US 12,223,269 B2
	Language-model pretraining with gradient-disentangled embedding sharing
Pengcheng He, Sammamish, WA (US); Jianfeng Gao, Woodinville, WA (US); and Weizhu Chen, Kirkland, WA (US)
Assigned to Microsoft Technology Licensing, LLC, Redmond, WA (US)
Filed by Microsoft Technology Licensing, LLC, Redmond, WA (US)
Filed on May 18, 2022, as Appl. No. 17/664,031.
Claims priority of provisional application 63/264,163, filed on Nov. 16, 2021.
Prior Publication US 2023/0153532 A1, May 18, 2023
Int. Cl. G06F 40/284 (2020.01); G06F 40/295 (2020.01); G06N 3/08 (2023.01); G06N 5/04 (2023.01)

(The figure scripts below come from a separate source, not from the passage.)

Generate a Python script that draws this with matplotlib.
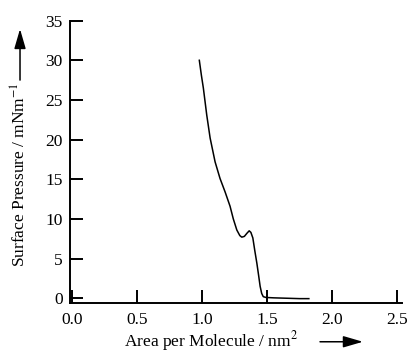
import matplotlib
matplotlib.use("Agg")
import matplotlib.pyplot as plt

# isotherm
area = [0.979, 0.995, 1.010, 1.036, 1.062, 1.100, 1.138, 1.177, 1.215, 1.24, 1.267,
        1.29, 1.305, 1.325, 1.345, 1.362, 1.375, 1.39, 1.405, 1.421, 1.435,
        1.446, 1.458, 1.47, 1.49, 1.55, 1.65, 1.75, 1.82]
pressure = [30.0, 28.1, 26.5, 23.1, 20.2, 17.2, 15.1, 13.4, 11.6, 10.0, 8.6,
            7.9, 7.7, 7.8, 8.2, 8.5, 8.3, 7.6, 6.0, 4.4, 2.8,
            1.5, 0.6, 0.2, 0.1, 0.05, 0.0, -0.05, -0.05]

xticks = [0.0, 0.5, 1.0, 1.5, 2.0, 2.5]
yticks = [0, 5, 10, 15, 20, 25, 30, 35]

plt.rcParams['font.family'] = ['Liberation Serif', 'DejaVu Serif']
plt.rcParams['mathtext.fontset'] = 'stix'

fig = plt.figure(figsize=(4.11, 3.56), dpi=100)
ax = fig.add_axes([0.170, 0.150, 0.808, 0.792])

ax.plot(area, pressure, color='black', lw=1.1)

ax.set_xlim(-0.015, 2.535)
ax.set_ylim(-0.55, 35)
ax.set_xticks(xticks)
ax.set_xticklabels(['%.1f' % t for t in xticks])
ax.set_yticks(yticks)
ax.spines['top'].set_visible(False)
ax.spines['right'].set_visible(False)
ax.spines['left'].set_linewidth(1.4)
ax.spines['bottom'].set_linewidth(1.4)
ax.tick_params(direction='in', length=9.5, width=1.4, labelsize=12.5)
ax.tick_params(axis='y', pad=5)
ax.tick_params(axis='x', pad=7)

# axis labels with arrows
fig.text(0.5146, 0.043, 'Area per Molecule / nm$^2$', ha='center', va='center', fontsize=12.5)
fig.text(0.049, 0.511, 'Surface Pressure / mNm$^{-1}$', ha='center', va='center',
         rotation=90, fontsize=12.5)

arrow = dict(arrowstyle='-|>,head_length=1.2,head_width=0.35', mutation_scale=10,
             color='black', lw=1.1, shrinkA=0, shrinkB=0)
ax.annotate('', xy=(0.883, 0.040), xytext=(0.7786, 0.040),
            xycoords='figure fraction', textcoords='figure fraction', arrowprops=arrow)
ax.annotate('', xy=(0.0487, 0.9185), xytext=(0.0487, 0.775),
            xycoords='figure fraction', textcoords='figure fraction', arrowprops=arrow)

fig.savefig('out.png', dpi=100)
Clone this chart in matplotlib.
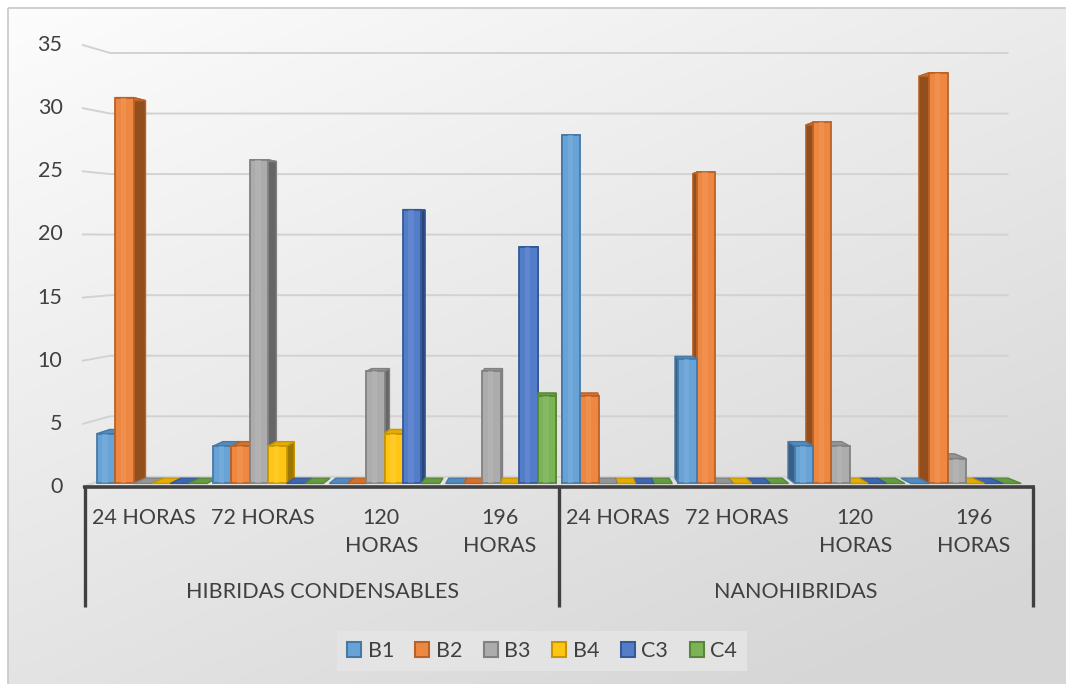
import numpy as np
import matplotlib.pyplot as plt
from matplotlib.patches import Polygon, Patch, Rectangle
import matplotlib.colors as mcolors

# datos: grupos de material, tiempos de medida y series
grupos = ["HIBRIDAS CONDENSABLES", "NANOHIBRIDAS"]
tiempos = ["24 HORAS", "72 HORAS", "120\nHORAS", "196\nHORAS"]
series = ["B1", "B2", "B3", "B4", "C3", "C4"]
colores = ["#5B9BD5", "#ED7D31", "#A5A5A5", "#FFC000", "#4472C4", "#70AD47"]

b1 = [4, 3, 0, 0, 28, 10, 3, 0]
b2 = [31, 3, 0, 0, 7, 25, 29, 33]
b3 = [0, 26, 9, 9, 0, 0, 3, 2]
b4 = [0, 3, 4, 0, 0, 0, 0, 0]
c3 = [0, 0, 22, 19, 0, 0, 0, 0]
c4 = [0, 0, 0, 7, 0, 0, 0, 0]
valores = [b1, b2, b3, b4, c3, c4]

yticks = [0, 5, 10, 15, 20, 25, 30, 35]

n_cat = len(grupos) * len(tiempos)

# perspectiva sencilla: punto de fuga y profundidad de barras y pared
XV, YV = n_cat / 2, 19.6
KX, KY = 0.053, 0.041
D_FRENTE, D_FONDO = 0.35, 0.87

def proy(x, y, d):
    return XV + (x - XV) * (1 - KX * d), YV + (y - YV) * (1 - KY * d)

def tono(c, f):
    r = np.array(mcolors.to_rgb(c))
    if f < 1:
        return tuple(r * f)
    return tuple(r + (1 - r) * (f - 1))

texto = "#404040"
plt.rcParams['font.family'] = ['Lato', 'DejaVu Sans']

fig = plt.figure(figsize=(10.66, 6.84), dpi=100)

# fondo degradado con marco
fondo = fig.add_axes([0, 0, 1, 1], zorder=-10)
gx, gy = np.meshgrid(np.linspace(0, 1, 300), np.linspace(0, 1, 200))
t = np.clip(0.45 * gx + 0.65 * gy, 0, 1)
img = np.dstack([0.99 - 0.15 * t] * 3)
fondo.imshow(img, extent=[8, 1066, 684, 8], aspect='auto')
fondo.add_patch(Rectangle((8, 8), 1070, 690, fill=False, ec="#c8c8c8", lw=1.2))
fondo.set_xlim(0, 1066)
fondo.set_ylim(684, 0)
fondo.axis('off')

ax = fig.add_axes([85 / 1066, (684 - 487) / 684, 948 / 1066, 442 / 684])
ax.set_xlim(0, n_cat)
ax.set_ylim(0, 35)
ax.axis('off')

# lineas de division en la pared del fondo
for v in yticks:
    xa, ya = proy(-0.02, v, 0)
    xb, yb = proy(0, v, 1)
    xc, yc = proy(n_cat, v, 1)
    ax.plot([xa, xb, xc], [ya, yb, yc], color="#d2d2d2", lw=1.4,
            solid_capstyle='round', clip_on=False, zorder=1)
    ax.text(-0.19, v, str(v), ha='right', va='center', fontsize=15.5,
            color=texto)

# barras con caras frontal, lateral y superior
ancho = 0.158
margen = (1 - len(series) * ancho) / 2
z = 5
for i in range(n_cat):
    orden = list(range(len(series)))
    if i >= n_cat / 2:
        orden = orden[::-1]
    for k in orden:
        h = valores[k][i]
        c = colores[k]
        x0 = i + margen + k * ancho
        x1 = x0 + ancho
        borde = tono(c, 0.78)
        xs = x1 if x1 <= XV else x0
        if h > 0:
            lado = [proy(xs, 0, D_FRENTE), proy(xs, h, D_FRENTE),
                    proy(xs, h, D_FONDO), proy(xs, 0, D_FONDO)]
            ax.add_patch(Polygon(lado, closed=True, fc=tono(c, 0.62),
                                 ec=borde, lw=1.0, zorder=z, clip_on=False))
        tapa = [proy(x0, h, D_FRENTE), proy(x1, h, D_FRENTE),
                proy(x1, h, D_FONDO), proy(x0, h, D_FONDO)]
        ax.add_patch(Polygon(tapa, closed=True, fc=tono(c, 0.9),
                             ec=borde, lw=1.0, zorder=z + 1, clip_on=False))
        if h > 0:
            fx0, fy0 = proy(x0, 0, D_FRENTE)
            fx1, fy1 = proy(x1, h, D_FRENTE)
            ax.add_patch(Rectangle((fx0, fy0), fx1 - fx0, fy1 - fy0,
                                   fc=tono(c, 1.08), ec=borde, lw=1.3,
                                   zorder=z + 2, clip_on=False))
            w = fx1 - fx0
            ax.add_patch(Rectangle((fx0 + 0.3 * w, fy0), 0.3 * w, fy1 - fy0,
                                   fc=tono(c, 1.2), ec='none', alpha=0.6,
                                   zorder=z + 3, clip_on=False))
        z += 4

# eje de categorias con dos niveles
ax.plot([-0.02, n_cat + 0.02], [0, 0], color="#404040", lw=2.6,
        clip_on=False, zorder=200, solid_capstyle='butt')
for xv in [0, n_cat / 2, n_cat]:
    ax.plot([xv, xv], [0, -9.5], color="#404040", lw=2.4, clip_on=False,
            zorder=200, solid_capstyle='butt')

for i in range(n_cat):
    lineas = tiempos[i % len(tiempos)].split("\n")
    for j, linea in enumerate(lineas):
        ax.text(i + 0.5, -2.45 - j * 2.2, linea, ha='center', va='center',
                fontsize=15.5, color=texto)
for g, nombre in enumerate(grupos):
    ax.text(g * len(tiempos) + len(tiempos) / 2, -8.35, nombre, ha='center',
            va='center', fontsize=15.5, color=texto)

# leyenda
manejadores = [Patch(fc=tono(c, 1.08), ec=tono(c, 0.78), lw=1.5)
               for c in colores]
leg = fig.legend(manejadores, series, loc='center', ncol=6,
                 bbox_to_anchor=(542 / 1066, 1 - 651 / 684),
                 fontsize=15.5, handlelength=0.65, handleheight=0.65,
                 handletextpad=0.3, columnspacing=1.0, frameon=True,
                 fancybox=False, borderpad=0.45)
leg.get_frame().set_facecolor("#e6e6e6")
leg.get_frame().set_edgecolor("none")
for tx in leg.get_texts():
    tx.set_color(texto)

fig.savefig("out.png", dpi=100)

CPC G06F 40/284 (2020.01) [G06F 40/295 (2020.01); G06N 3/08 (2013.01); G06N 5/04 (2013.01)]

20 Claims

9. A language-processing service configured for natural language understanding (NLU), the language-processing service comprising:

a language model including:

an upstream sequence of transformer blocks configured to receive vectorized training data and emit modified vectorized training data during pretraining, the upstream sequence of transformer blocks including an upstream data embedding,

a downstream sequence of transformer blocks configured to receive the modified vectorized training data and emit pretraining output during the pretraining, the downstream sequence of transformer blocks including a downstream data embedding equivalent to the upstream data embedding, wherein pretraining logic operative during the pretraining is configured to adjust the upstream data embedding and the downstream data embedding by computing a gradient of the upstream data embedding disentangled from a gradient of the downstream data embedding, wherein the gradient of the upstream data embedding is computed based on a loss function of the upstream sequence of transformer blocks and not on a loss function of the downstream sequence of transformer blocks, and wherein the gradient of the downstream data embedding is computed based on the loss function of the upstream sequence of transformer blocks and the loss function of the downstream sequence of transformer blocks,

wherein the upstream and downstream sequences of transformer blocks are configured to execute collectively a multitask pretraining problem;

an input module configured to convey language input to the language-processing model; and

an output module configured to expose an output of the language-processing model.